How to Read a Query Plan

To optimize a query, you need to know how the database intends to execute it. We do this using the EXPLAIN command. While the output varies by database engine, the concepts remain the same.

Here is a simple example in SQL:

EXPLAIN SELECT * FROM users WHERE email = 'jane@example.com';

When you run this, look for these keywords in the output:

Seq Scan / Full Table Scan: The database is reading every row. This is generally bad for large tables.
Index Scan / Index Seek: The database is using an index to pinpoint data. This is good.
Key Lookup / Heap Fetch: The index told the database where the row is, but it had to go back to the main table to fetch the rest of the data (like the user's name).

If you see a Seq Scan on a table with millions of rows for a specific column, that column is a prime candidate for an index.

Practical Optimization Tips

Here are three actionable tips to speed up your queries immediately.

1. The Left-Most Prefix Rule

When you create a Composite Index (an index on multiple columns), order matters. If you create an index on (lastname, firstname), the database can use the index for:

Queries filtering by lastname
Queries filtering by lastname AND firstname

However, it cannot use the index effectively if you only filter by firstname. Think of it like a phone book: it's sorted by Last Name, then First Name. You can't easily find all people named "David" because they are scattered under every different Last Name.

2. Make Queries SARGable

SARGable stands for Search ARGument able. This essentially means writing queries that allow the engine to use the index.

The Trap: applying a function to a column.

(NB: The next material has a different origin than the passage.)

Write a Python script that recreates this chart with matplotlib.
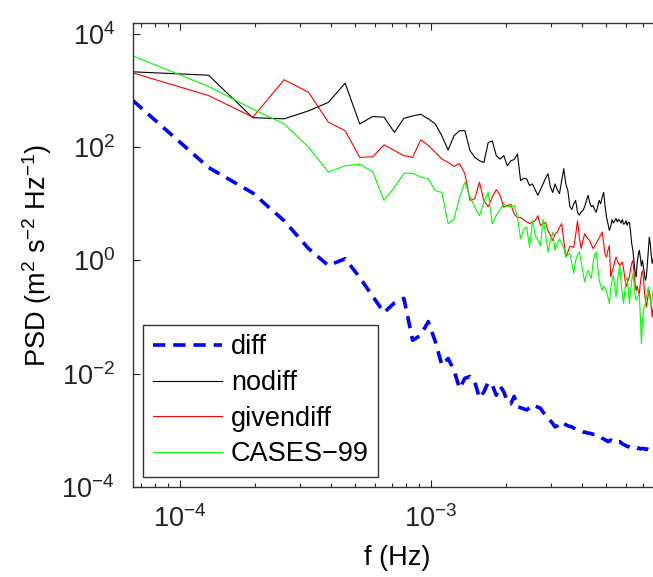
import numpy as np
import matplotlib
matplotlib.use('Agg')
import matplotlib.pyplot as plt
from matplotlib.ticker import LogLocator, NullFormatter

plt.rcParams['font.family'] = ['Liberation Sans', 'DejaVu Sans']
plt.rcParams['mathtext.fontset'] = 'custom'
plt.rcParams['mathtext.rm'] = 'Liberation Sans'
plt.rcParams['mathtext.it'] = 'Liberation Sans:italic'
plt.rcParams['mathtext.default'] = 'regular'

# frequency grid: 1-min samples, 256 points -> df = 1/15360 Hz
freq = np.arange(1, 129) / 15360.0

# log10(PSD), one value per frequency bin
nodiff_log10 = [3.33, 3.27, 2.52, 2.50, 2.64, 2.79, 3.13, 2.41, 2.54, 2.53,
                2.26, 2.51, 2.55, 2.58, 2.50, 2.41, 2.20, 1.95, 2.20, 2.29,
                2.29, 1.94, 1.82, 1.76, 1.73, 2.08, 2.11, 1.85, 1.79, 1.85,
                1.67, 1.76, 1.78, 1.88, 1.41, 1.45, 1.44, 1.32, 1.35, 1.25,
                1.15, 1.25, 1.35, 1.45, 1.53, 1.30, 1.20, 1.35, 1.25, 1.18,
                1.40, 1.62, 1.35, 1.23, 0.95, 0.90, 1.00, 1.06, 0.85, 0.80,
                0.86, 0.88, 0.95, 1.05, 1.15, 1.02, 0.95, 0.97, 0.90, 0.85,
                0.95, 1.06, 1.00, 1.12, 1.20, 0.95, 0.76, 0.65, 0.53, 0.60,
                0.72, 0.66, 0.70, 0.74, 0.68, 0.72, 0.70, 0.66, 0.72, 0.64,
                0.65, 0.70, 0.62, 0.67, 0.67, 0.50, 0.30, 0.18, 0.00, -0.20,
                -0.29, -0.05, 0.10, 0.18, 0.05, -0.10, 0.00, -0.12, -0.25, -0.35,
                -0.29, -0.05, 0.20, 0.41, 0.30, 0.10, -0.05, 0.00, 0.15, -0.10,
                0.05, -0.20, 0.10, -0.05, -0.25, 0.00, -0.15, -0.10]

givendiff_log10 = [3.31, 2.91, 2.53, 3.19, 2.97, 2.44, 2.29, 1.82, 1.83, 2.04,
                   1.94, 1.85, 1.82, 2.13, 2.03, 1.91, 1.79, 1.73, 1.66, 1.71,
                   1.53, 1.06, 1.09, 1.38, 1.05, 0.95, 1.12, 1.25, 1.15, 0.94,
                   0.97, 0.99, 0.82, 0.76, 0.76, 0.72, 0.68, 0.65, 0.68, 0.70,
                   0.79, 0.62, 0.65, 0.67, 0.52, 0.45, 0.35, 0.47, 0.50, 0.58,
                   0.65, 0.35, 0.06, 0.15, 0.25, 0.24, 0.23, 0.45, 0.70, 0.40,
                   0.21, 0.35, 0.47, 0.42, 0.38, 0.35, 0.28, 0.21, 0.25, 0.30,
                   0.35, 0.40, 0.45, 0.50, 0.30, 0.10, 0.06, 0.18, 0.26, -0.29,
                   -0.20, -0.12, -0.02, 0.06, 0.00, -0.05, -0.09, -0.05, -0.03, -0.15,
                   -0.30, -0.47, -0.40, -0.35, -0.29, -0.15, -0.05, 0.00, -0.20, -0.40,
                   -0.53, -0.45, -0.55, -0.59, -0.40, -0.25, -0.18, -0.30, -0.55, -0.70,
                   -0.82, -0.70, -0.60, -0.53, -0.65, -0.80, -1.00, -0.85, -0.70, -1.10,
                   -0.90, -0.75, -1.05, -0.95, -0.80, -1.15, -0.90, -1.00]

cases99_log10 = [3.61, 3.07, 2.67, 2.41, 2.00, 1.56, 1.67, 1.70, 1.57, 1.06,
                 1.29, 1.54, 1.54, 1.47, 1.44, 1.23, 1.20, 0.65, 0.73, 1.12,
                 1.38, 1.12, 0.94, 0.79, 1.03, 1.20, 0.65, 0.80, 0.90, 1.00,
                 0.95, 0.95, 0.97, 0.76, 0.38, 0.55, 0.59, 0.23, 0.70, 0.45,
                 0.35, 0.26, 0.73, 0.47, 0.15, 0.35, 0.50, 0.18, 0.30, 0.38,
                 0.30, 0.23, 0.06, 0.10, 0.12, -0.05, -0.23, 0.00, 0.10, 0.15,
                 -0.03, -0.20, -0.38, -0.25, -0.18, -0.25, -0.32, -0.05, 0.10, 0.15,
                 -0.10, -0.35, -0.45, -0.53, -0.45, -0.50, -0.55, -0.65, -0.76, -0.50,
                 -0.35, -0.26, -0.45, -0.65, -0.40, -0.20, -0.09, -0.40, -0.60, -0.76,
                 -0.55, -0.35, -0.29, -0.50, -0.76, -0.55, -0.35, -0.23, -0.40, -0.60,
                 -0.70, -0.65, -0.62, -0.59, -1.00, -1.47, -1.10, -0.90, -0.80, -0.76,
                 -0.65, -0.55, -0.47, -0.60, -0.70, -0.82, -0.65, -0.53, -0.80, -1.00,
                 -0.70, -0.90, -1.20, -0.85, -0.95, -1.10, -0.75, -1.00]

diff_log10 = [2.82, 1.64, 1.19, 0.70, 0.21, -0.09, 0.03, -0.30, -0.63, -0.92,
              -0.75, -0.67, -1.41, -1.32, -1.08, -1.43, -1.85, -1.73, -1.94, -2.26,
              -2.08, -2.05, -2.15, -2.43, -2.32, -2.15, -2.20, -2.38, -2.22, -2.32,
              -2.50, -2.53, -2.40, -2.58, -2.60, -2.62, -2.64, -2.60, -2.55, -2.57,
              -2.59, -2.61, -2.68, -2.73, -2.78, -2.83, -2.88, -2.94, -2.92, -2.88,
              -2.85, -2.88, -2.90, -2.92, -2.93, -2.94, -2.96, -2.98, -3.00, -3.01,
              -3.02, -3.03, -3.03, -3.04, -3.05, -3.05, -3.06, -3.07, -3.07, -3.08,
              -3.10, -3.11, -3.12, -3.14, -3.15, -3.17, -3.18, -3.20, -3.19, -3.17,
              -3.18, -3.19, -3.18, -3.20, -3.21, -3.20, -3.20, -3.22, -3.24, -3.25,
              -3.26, -3.27, -3.28, -3.29, -3.29, -3.30, -3.30, -3.31, -3.30, -3.31,
              -3.31, -3.32, -3.31, -3.32, -3.33, -3.32, -3.32, -3.32, -3.33, -3.33,
              -3.34, -3.33, -3.34, -3.34, -3.35, -3.34, -3.35, -3.35, -3.36, -3.35,
              -3.36, -3.36, -3.37, -3.36, -3.37, -3.37, -3.38, -3.38]

fig = plt.figure(figsize=(6.53, 5.77), dpi=100)
ax = fig.add_axes([0.2037, 0.156, 0.810, 0.804])

ax.loglog(freq, 10 ** np.array(diff_log10), color='#0000ff', lw=2.6,
          linestyle=(0, (3.4, 2.2)), label='diff')
ax.loglog(freq, 10 ** np.array(nodiff_log10), color='k', lw=0.8, label='nodiff')
ax.loglog(freq, 10 ** np.array(givendiff_log10), color='#ff0000', lw=0.8, label='givendiff')
ax.loglog(freq, 10 ** np.array(cases99_log10), color='#00ff00', lw=0.8, label='CASES\u221299')

ax.set_xlim(freq[0], freq[-1])
ax.set_ylim(1e-4, 1.55e4)
ax.set_yticks([1e-4, 1e-2, 1e0, 1e2, 1e4])
ax.yaxis.set_minor_locator(plt.NullLocator())
ax.set_xticks([1e-4, 1e-3])
ax.xaxis.set_minor_locator(LogLocator(base=10, subs=np.arange(2, 10)))
ax.xaxis.set_minor_formatter(NullFormatter())

ax.tick_params(which='both', direction='in', top=True, right=True, labelsize=19.5,
               colors='#222222')
ax.tick_params(which='major', length=5, width=0.8, pad=13)
ax.tick_params(which='minor', length=3, width=0.8)
for s in ax.spines.values():
    s.set_color('#333333')
    s.set_linewidth(1.0)

ax.set_xlabel('f (Hz)', fontsize=19.5, labelpad=9)
ax.set_ylabel('PSD (m$^2$ s$^{-2}$ Hz$^{-1}$)', fontsize=19.5, labelpad=5)

leg = ax.legend(loc='lower left', bbox_to_anchor=(0.019, 0.0216), borderaxespad=0,
                fontsize=19.5, fancybox=False, framealpha=1, edgecolor='#333333',
                handlelength=2.55, handletextpad=0.35, labelspacing=0.36,
                borderpad=0.35)
leg.get_frame().set_linewidth(1.0)

fig.savefig('out.png', dpi=100)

-- BAD: The database must run the YEAR() function on every row to check the condition.
-- This prevents the use of an index on the 'created_at' column.
SELECT * FROM orders WHERE YEAR(created_at) = 2023;

The Fix: Compare the raw column against a range.

-- GOOD: The database can look up the range directly in the index.
SELECT * FROM orders 
WHERE created_at >= '2023-01-01' 
AND created_at < '2024-01-01';

3. Select Only What You Need

Avoid SELECT * in production. If you have an index on email, but you request SELECT *, the database finds the email in the index but then must perform a lookup in the main storage to get the other columns (address, phone, bio).

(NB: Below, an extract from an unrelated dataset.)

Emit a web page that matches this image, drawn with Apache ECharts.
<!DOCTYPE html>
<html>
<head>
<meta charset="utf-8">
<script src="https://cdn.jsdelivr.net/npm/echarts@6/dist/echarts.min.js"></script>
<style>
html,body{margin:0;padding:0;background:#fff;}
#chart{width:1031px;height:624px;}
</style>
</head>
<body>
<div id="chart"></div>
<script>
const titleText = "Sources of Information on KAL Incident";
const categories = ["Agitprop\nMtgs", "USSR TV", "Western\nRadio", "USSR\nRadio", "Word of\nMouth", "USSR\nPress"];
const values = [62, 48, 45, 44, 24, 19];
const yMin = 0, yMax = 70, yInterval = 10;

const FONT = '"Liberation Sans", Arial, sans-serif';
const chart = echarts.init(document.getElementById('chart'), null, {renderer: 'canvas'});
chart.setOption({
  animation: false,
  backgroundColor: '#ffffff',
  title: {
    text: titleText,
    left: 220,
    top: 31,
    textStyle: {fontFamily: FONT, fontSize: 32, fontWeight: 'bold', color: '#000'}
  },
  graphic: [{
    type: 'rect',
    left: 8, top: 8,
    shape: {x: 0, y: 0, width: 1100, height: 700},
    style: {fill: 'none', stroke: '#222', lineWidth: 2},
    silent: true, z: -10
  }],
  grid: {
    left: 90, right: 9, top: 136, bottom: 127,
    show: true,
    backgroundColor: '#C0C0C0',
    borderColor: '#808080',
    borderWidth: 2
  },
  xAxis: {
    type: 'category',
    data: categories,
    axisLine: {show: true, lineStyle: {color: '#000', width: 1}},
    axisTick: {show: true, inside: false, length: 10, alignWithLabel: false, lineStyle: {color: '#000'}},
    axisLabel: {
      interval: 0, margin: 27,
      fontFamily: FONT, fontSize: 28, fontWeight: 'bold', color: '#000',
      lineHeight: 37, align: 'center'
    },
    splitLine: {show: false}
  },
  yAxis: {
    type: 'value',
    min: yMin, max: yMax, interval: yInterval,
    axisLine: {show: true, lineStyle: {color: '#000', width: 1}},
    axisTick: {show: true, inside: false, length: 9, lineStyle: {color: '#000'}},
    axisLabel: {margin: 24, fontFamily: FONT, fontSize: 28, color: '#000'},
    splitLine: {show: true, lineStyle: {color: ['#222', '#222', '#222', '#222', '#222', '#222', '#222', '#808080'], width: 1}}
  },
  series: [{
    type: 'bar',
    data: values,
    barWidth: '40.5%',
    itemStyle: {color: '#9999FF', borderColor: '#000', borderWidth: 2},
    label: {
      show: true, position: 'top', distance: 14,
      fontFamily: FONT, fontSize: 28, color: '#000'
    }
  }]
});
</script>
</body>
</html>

If you only need the ID, running SELECT id FROM users WHERE email = '...' allows the database to perform an Index Only Scan, where it gets all the data it needs directly from the index tree without ever touching the main table storage. This is significantly faster.

Summary

Indexes are like book indexes; they speed up reads but slow down writes.
Use EXPLAIN to check if your query is scanning the whole table.
Ensure your queries are SARGable by avoiding functions on the left side of your comparison.

Mastering these basics will put you ahead of the curve and keep your applications running smoothly as they scale.